A resistência a medicamentos constituiu o terceiro eixo recorrente nas discussões. A dificuldade crescente no tratamento de algumas infecções, como a tuberculose resistente a múltiplos fármacos, foi mencionada como um fator que compromete estratégias de controle e amplia o impacto das doenças em contextos nos quais alternativas terapêuticas são limitadas. Segundo os autores, a resistência terapêutica foi percebida como um problema transversal, com potencial para afetar diferentes grupos de infecções. Além desses eixos, os especialistas também destacaram fragilidades nos sistemas de saúde como um componente relevante do risco de escalada. Interrupções em programas de controle, instabilidade no financiamento, limitações da atenção primária e falhas na vigilância epidemiológica apareceram nas discussões como fatores que dificultam a contenção de doenças já conhecidas, especialmente em cenários marcados por crises econômicas, conflitos ou descontinuidade de políticas públicas.
O estudo enfatiza que as percepções coletadas refletem a experiência profissional dos participantes e não substituem análises baseadas em dados epidemiológicos formais. Os autores observam, no entanto, que esse tipo de abordagem oferece uma perspectiva complementar, capaz de captar sinais precoces de agravamento que nem sempre se refletem imediatamente nos indicadores oficiais, sobretudo em regiões com sistemas de informação limitados. Ao contrário de estudos focados na emergência de novos patógenos, a pesquisa concentra-se na escalada de doenças já estabelecidas. Essa distinção conceitual é central para a interpretação dos resultados, ou seja, o risco identificado não se relaciona a eventos inesperados ou episódicos, mas à intensificação de infecções persistentes diante da combinação de fatores ambientais, sociais, institucionais e biológicos.
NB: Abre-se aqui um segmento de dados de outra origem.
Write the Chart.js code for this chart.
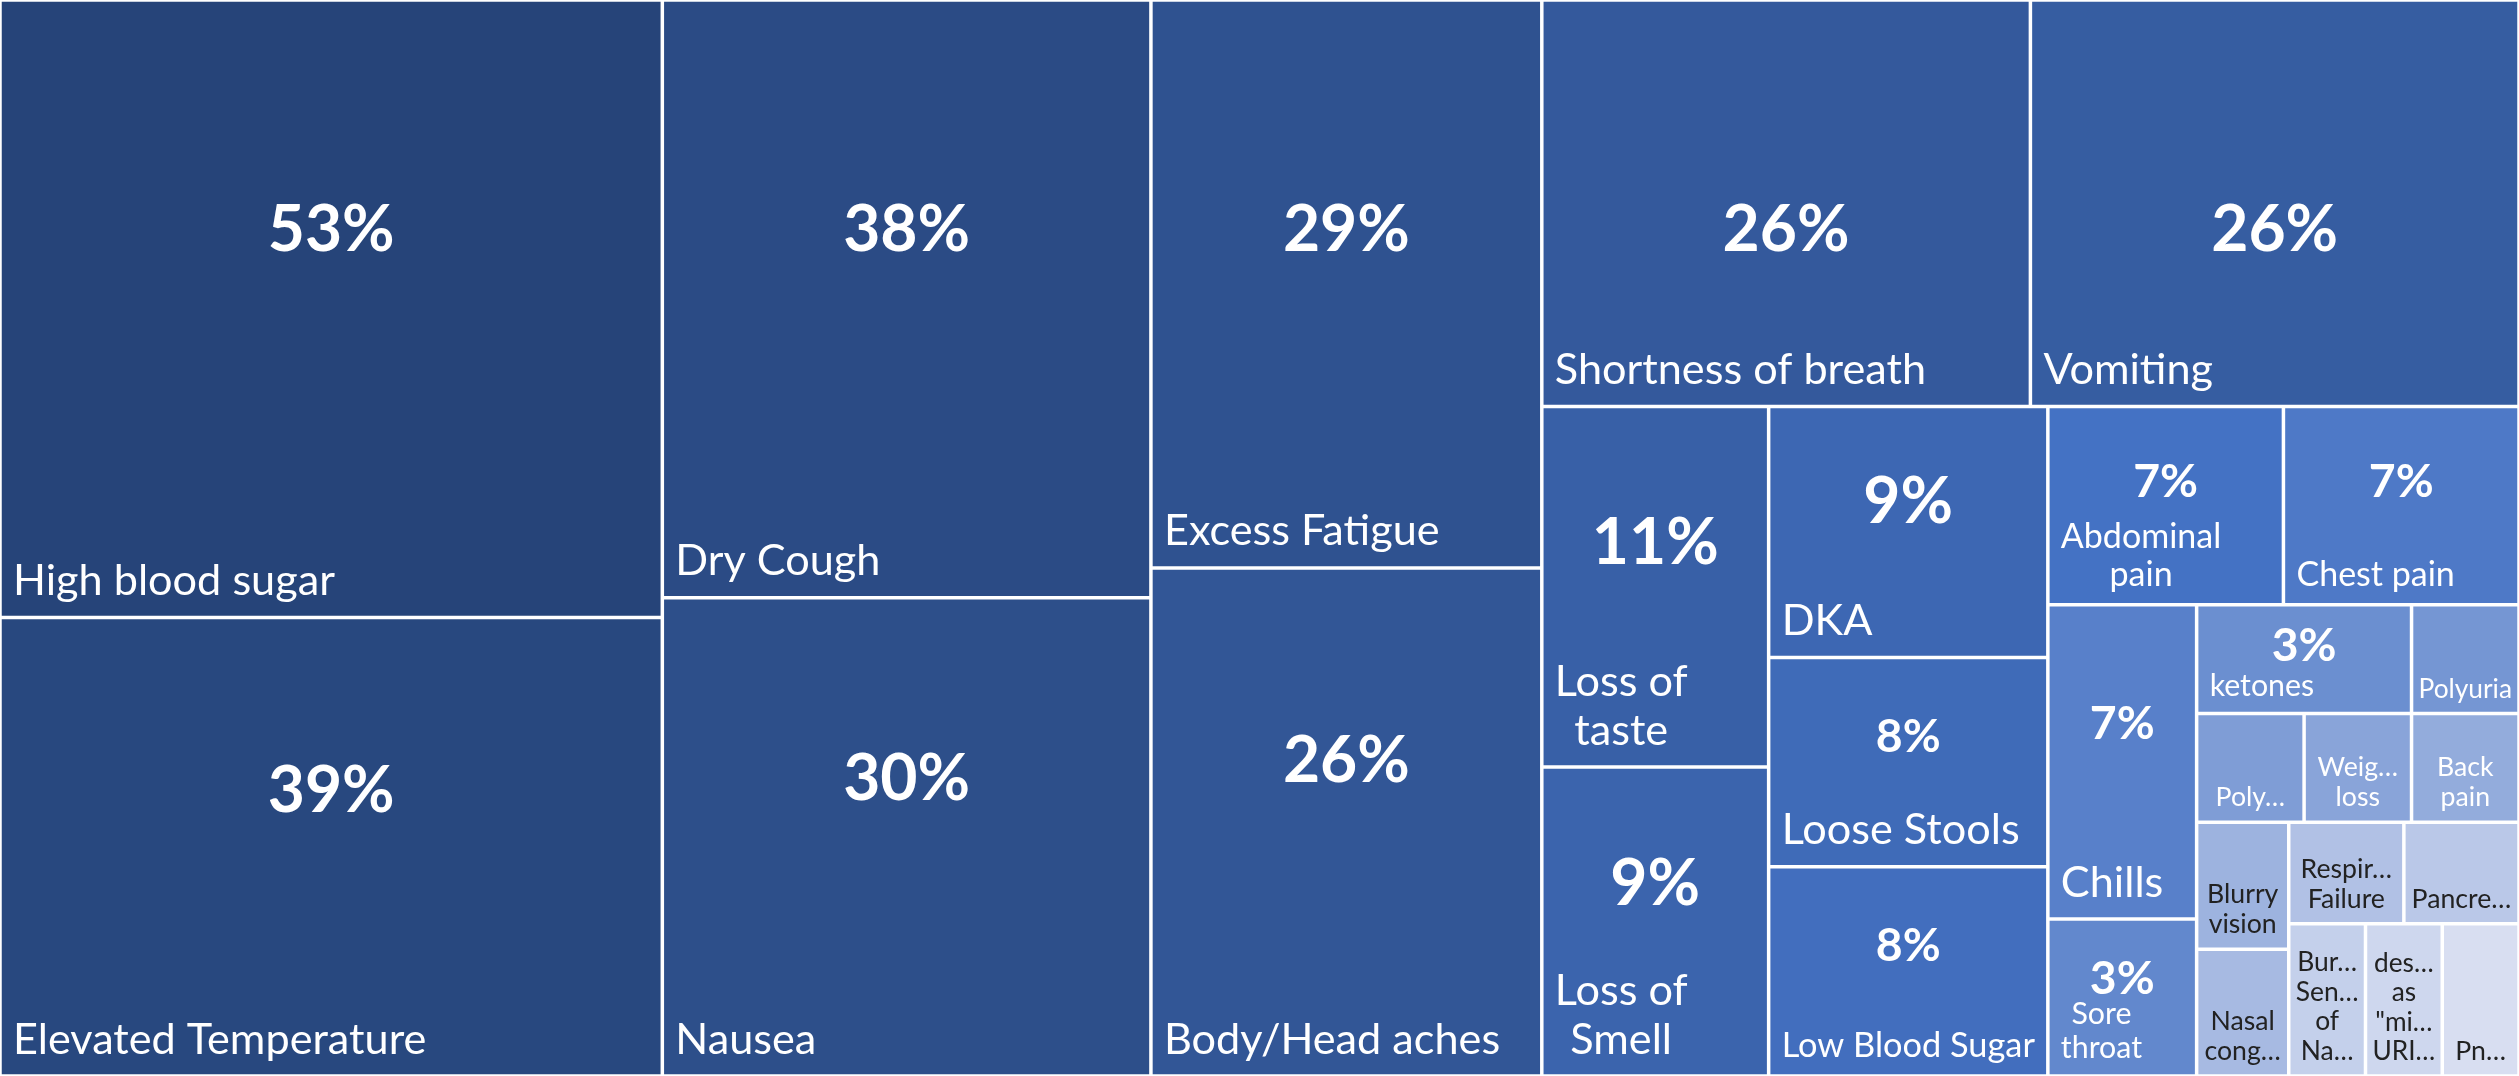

Ao reunir profissionais que atuam em diferentes níveis dos sistemas de saúde, a pesquisa indica que, segundo a percepção desses especialistas, o principal desafio das doenças infecciosas não está no surgimento de novos agentes, mas na dificuldade de controlar infecções já conhecidas em contextos marcados por desigualdades e fragilidades estruturais. O estudo reforça que o enfrentamento das doenças infecciosas depende de abordagens integradas que considerem simultaneamente fatores ambientais, determinantes sociais, capacidade dos sistemas de saúde e desafios relacionadas à eficácia dos tratamentos disponíveis.